I struggled to turn his metaphor into something that would actually work (it isn’t as if the ozone layer is two-dimensional), but of course he wasn’t hearing any of it. That image of the screen with only 2% of the pixels lit up and all that space in between was unshakeable.
jl
@Matt McIrvin: Poor analogy fail on the part of your friend.

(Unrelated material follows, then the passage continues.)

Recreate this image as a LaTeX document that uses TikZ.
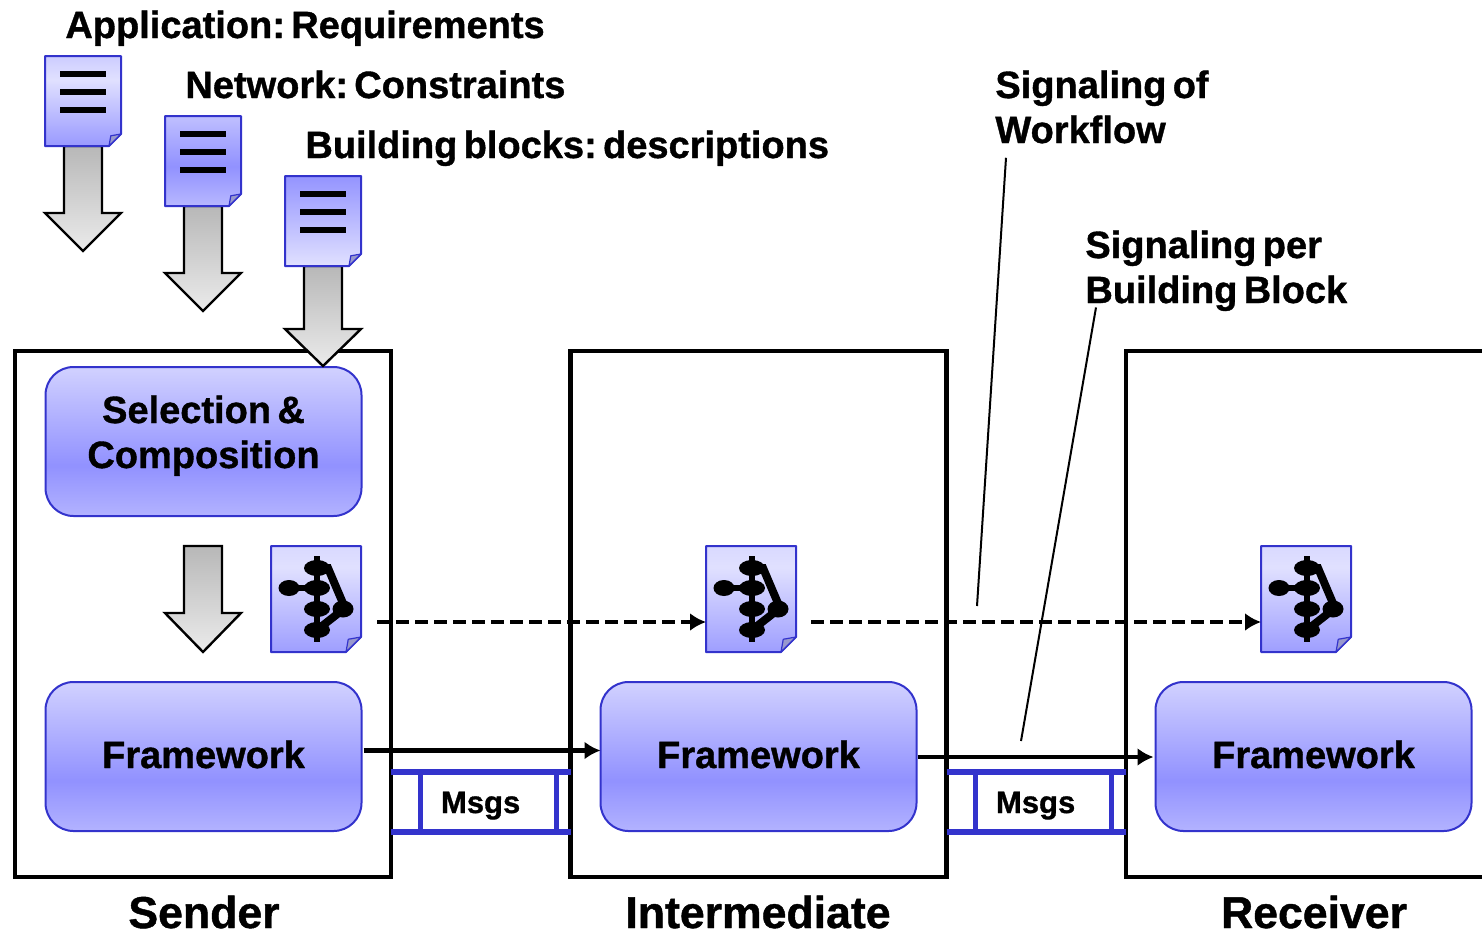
\documentclass[tikz,border=0pt]{standalone}
\usepackage{fontspec}
\setmainfont{Liberation Sans}[WordSpace=0.6,BoldFeatures={FakeBold=1}]
\usetikzlibrary{calc,arrows.meta}

\definecolor{boxblue}{HTML}{3333CC}
% the middle 25bp..75bp of each shading is what the path shows
\pgfdeclareverticalshading{boxshade}{100bp}{color(0bp)=(blue!30!white);
  color(25bp)=(blue!30!white);color(42bp)=(blue!43!white);
  color(75bp)=(blue!18!white);color(100bp)=(blue!18!white)}
\pgfdeclareverticalshading{sheetA}{100bp}{color(0bp)=(blue!40!white);color(25bp)=(blue!40!white);
  color(62bp)=(blue!12!white);color(75bp)=(blue!20!white);color(100bp)=(blue!20!white)}
\pgfdeclareverticalshading{sheetB}{100bp}{color(0bp)=(blue!28!white);color(25bp)=(blue!28!white);
  color(47bp)=(blue!43!white);color(75bp)=(blue!25!white);color(100bp)=(blue!25!white)}
\pgfdeclareverticalshading{sheetC}{100bp}{color(0bp)=(blue!12!white);color(25bp)=(blue!12!white);
  color(75bp)=(blue!42!white);color(100bp)=(blue!42!white)}
\pgfdeclareverticalshading{sheetD}{100bp}{color(0bp)=(blue!38!white);color(25bp)=(blue!38!white);
  color(65bp)=(blue!12!white);color(75bp)=(blue!15!white);color(100bp)=(blue!15!white)}
\pgfdeclareverticalshading{greyshade}{100bp}{color(0bp)=(black!8);color(25bp)=(black!8);
  color(75bp)=(black!28);color(100bp)=(black!28)}

\tikzset{
  frame/.style={draw,line width=2.4pt,minimum width=188pt,minimum height=263pt,inner sep=0,outer sep=0},
  block/.style={draw=boxblue,line width=1pt,rounded corners=14pt,shading=boxshade,
    minimum width=158pt,minimum height=74.5pt,inner sep=0,outer sep=0,align=center},
  sheet/.style={inner sep=0,outer sep=0},
  smallsheet/.style={sheet,minimum width=38pt,minimum height=45pt},
  flowsheet/.style={sheet,minimum width=45pt,minimum height=53pt},
  sheetline/.style={draw=boxblue,line width=1pt,line join=round},
  flow/.style={line width=2.4pt,-{Latex[length=8pt,width=9pt]}},
  rail/.style={draw=boxblue,line width=3pt},
  lead/.style={draw,line width=1pt},
}

% name, north west corner, node style, shading, fold size
\newcommand{\docsheet}[6]{
  \node[#4,anchor=north west] (#1) at (#2,#3) {};
  \path[sheetline,shading=#5]
    (#1.north west) -- (#1.north east) -- ($(#1.south east)+(0,-#6)$)
    -- ($(#1.south east)+(-#6,0)$) -- (#1.south west) -- cycle;
  \path[sheetline,line width=.6pt,fill=blue!35!gray!60!white]
    ($(#1.south east)+(0,-#6)$) -- ($(#1.south east)+(-#6*.85,-#6*.85)$)
    -- ($(#1.south east)+(-#6,0)$) -- cycle;
}
\newcommand{\textlines}[1]{
  \foreach \dy in {-27,-9,9}
    \draw[line width=3pt] ($(#1.center)+(-23,\dy)$) -- ($(#1.center)+(23,\dy)$);
}
\newcommand{\flowglyph}[1]{
  \begin{scope}[shift={(#1.center)}]
    \draw[line width=3.2pt] (1,-43) -- (1,43);
    \draw[line width=3.2pt] (-27,-11) -- (1,-11);
    \draw[line width=4pt] (1,-31) -- (12,-31) -- (29,9) -- (1,31);
    \fill (1,-31) ellipse (13 and 8);
    \fill (-27,-11) ellipse (10.5 and 8);
    \fill (1,-11) ellipse (13 and 8);
    \fill (1,10) ellipse (13 and 8);
    \fill (27,10) ellipse (10.5 and 8.5);
    \fill (1,31) ellipse (13 and 8);
  \end{scope}
}
% centre x, top, neck, tip
\newcommand{\blockarrow}[4]{
  \path[draw,line width=1.2pt,line join=miter,shading=greyshade]
    (#1-19,#2) -- (#1+19,#2) -- (#1+19,#3) -- (#1+38,#3) -- (#1,#4)
    -- (#1-38,#3) -- (#1-19,#3) -- cycle;
}

\begin{document}
\frenchspacing
\begin{tikzpicture}[x=.5pt,y=-.5pt]
  \useasboundingbox (0,0) rectangle (1482,932);

  \node[frame] (sender)       at (203,614)  {};
  \node[frame] (intermediate) at (758.5,614) {};
  \node[frame] (receiver)     at (1314,614) {};

  \begin{scope}[every node/.style={anchor=base,inner sep=0,font=\fontsize{22.3}{24}\selectfont\bfseries}]
    \node (sendername)  at (204,928)  {Sender};
    \node (intername)   at (758,928)  {Intermediate};
    \node (recvname)    at (1314,928) {Receiver};
  \end{scope}

  \begin{scope}[every node/.style={block,text height=14pt,text depth=2.5pt,
      font=\fontsize{19}{22.5}\selectfont\bfseries}]
    \node[text height=30pt,text depth=3.5pt] (compose) at (203.5,441.5) {Selection \&\\Composition};
    \node (frameA)  at (203.5,756.5) {Framework};
    \node (frameB)  at (758.5,756.5) {Framework};
    \node (frameC)  at (1313.5,756.5) {Framework};
  \end{scope}

  \blockarrow{83}{146}{213}{251}
  \blockarrow{203}{206}{273}{311}
  \blockarrow{323}{266}{329}{366}
  \blockarrow{203}{546}{613}{652}

  \docsheet{appldoc}{45}{56}{smallsheet}{sheetA}{12}
  \docsheet{netdoc}{165}{116}{smallsheet}{sheetB}{12}
  \docsheet{blockdoc}{285}{176}{smallsheet}{sheetC}{12}
  \textlines{appldoc}
  \textlines{netdoc}
  \textlines{blockdoc}

  \docsheet{flowA}{271}{546}{flowsheet}{sheetD}{15}
  \docsheet{flowB}{706}{546}{flowsheet}{sheetD}{15}
  \docsheet{flowC}{1261}{546}{flowsheet}{sheetD}{15}
  \flowglyph{flowA}
  \flowglyph{flowB}
  \flowglyph{flowC}

  \begin{scope}[every node/.style={anchor=base west,inner sep=0,font=\fontsize{19}{22.5}\selectfont\bfseries}]
    \node (appltext)  at (65,38)   {Application: Requirements};
    \node (nettext)   at (185,98)  {Network: Constraints};
    \node (blocktext) at (305,158) {Building blocks: descriptions};
    \node (signalone) at (995,98)  {Signaling of};
    \node (signalonb) at (995,143) {Workflow};
    \node (signaltwo) at (1085,258) {Signaling per};
    \node (signaltwb) at (1085,303) {Building Block};
  \end{scope}

  % message ladders between the hosts
  \begin{scope}[every node/.style={minimum width=67.5pt,minimum height=30pt,inner ysep=0,
      inner xsep=10pt,text width=47.5pt,text height=14pt,text depth=3pt,
      font=\fontsize{15.5}{18}\selectfont\bfseries}]
    \node (msgA) at (488.5,802)  {Msgs};
    \node (msgB) at (1043.5,802) {Msgs};
  \end{scope}
  \draw[rail,line width=2.5pt] (msgA.north west) -- (msgA.south west);
  \draw[rail,line width=2.5pt] (msgA.north east) -- (msgA.south east);
  \draw[rail,line width=2.5pt] (msgB.north west) -- (msgB.south west);
  \draw[rail,line width=2.5pt] (msgB.north east) -- (msgB.south east);
  \draw[rail] (sender.east |- msgA.north) -- (intermediate.west |- msgA.north);
  \draw[rail] (sender.east |- msgA.south) -- (intermediate.west |- msgA.south);
  \draw[rail] (intermediate.east |- msgB.north) -- (receiver.west |- msgB.north);
  \draw[rail] (intermediate.east |- msgB.south) -- (receiver.west |- msgB.south);

  \draw[flow] ($(frameA.east)+(2,-6)$) -- ($(frameB.west)+(0,-6)$);
  \draw[flow] ($(frameB.east)+(1,.5)$) -- ($(frameC.west)+(-2,.5)$);
  \draw[flow,dash pattern=on 6.5pt off 3pt] ($(flowA.east)+(16,23)$) -- ($(flowB.west)+(0,23)$);
  \draw[flow,dash pattern=on 6.5pt off 3pt] ($(flowB.east)+(15,23)$) -- ($(flowC.west)+(0,23)$);

  \coordinate (flowend) at (977,606);
  \coordinate (blockend) at (1021,741);
  \draw[lead] ($(signalonb.south west)+(11,14)$) -- (flowend);
  \draw[lead] ($(signaltwb.south west)+(11,-4)$) -- (blockend);
\end{tikzpicture}
\end{document}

I see the same thing with people arguing that main-made global warming theories imply that the average global temperature is insanely and unreasonably sensitive to the concentration of carbon dioxide. They don’t know how to calculate a sensible sensitivity invariant to measurement scale, or even what measurement scale to use. Actually, man-made global warming theory is consistent with the earth’s average temp being very mercifully insensitive and robust to carbon dioxide concentrations. Though then you have to explain why humans are dangerously testing the limits of that merciful insensitivity.
Villago Delenda Est
@jl: This would resemble Dumbledore telling Tom Riddle that “look, messing with horcruxes is just asking for trouble” but Tom of course goes ahead and does it anyway and sets in motion the events that will result in his doom.
bystander
@? Martin: Barry Commoner was proto-Bernie but with a PhD from Harvard. He made this all clear to freshmen at WU in 1968.
Mnemosyne
Also, too, I don’t have a link, but Neil deGrasse Tyson explained global warming really well on “Cosmos.”
Anoniminous
@Matt McIrvin:
I’m so old I remember when Usenet was (1) innovative high tech wonderful and (2) useful.
And then the dweebs moved in and it turned into alt.psychotic all the alt.dot time.
Butch
I guess the distinction is that it isn’t HUD money, but I thought the U.S. Army Corps of Engineers was already relocating Inuit communities in Alaska?
PurpleGirl
As I’ve told certain “libertarian” leaning friends, what climate change and global warming mean is that the extremes become more extreme and that climate is not the same thing as weather. They still want to argue with me that they can’t believe in global warming because to them it doesn’t seem that it’s warmer, although they agree that the extremes seem to be more extreme. And these are intelligent, educated people. I stopped discussing it with them some time ago.
Arclite
Upton Sinclair.
Paul in KY
@Villago Delenda Est: In hindsignt, Dumbledore should have said that creating a horocrux involves murdering someone & that will get you a one way trip to Azkaban.
Probably wouldn’t have stopped him anyway.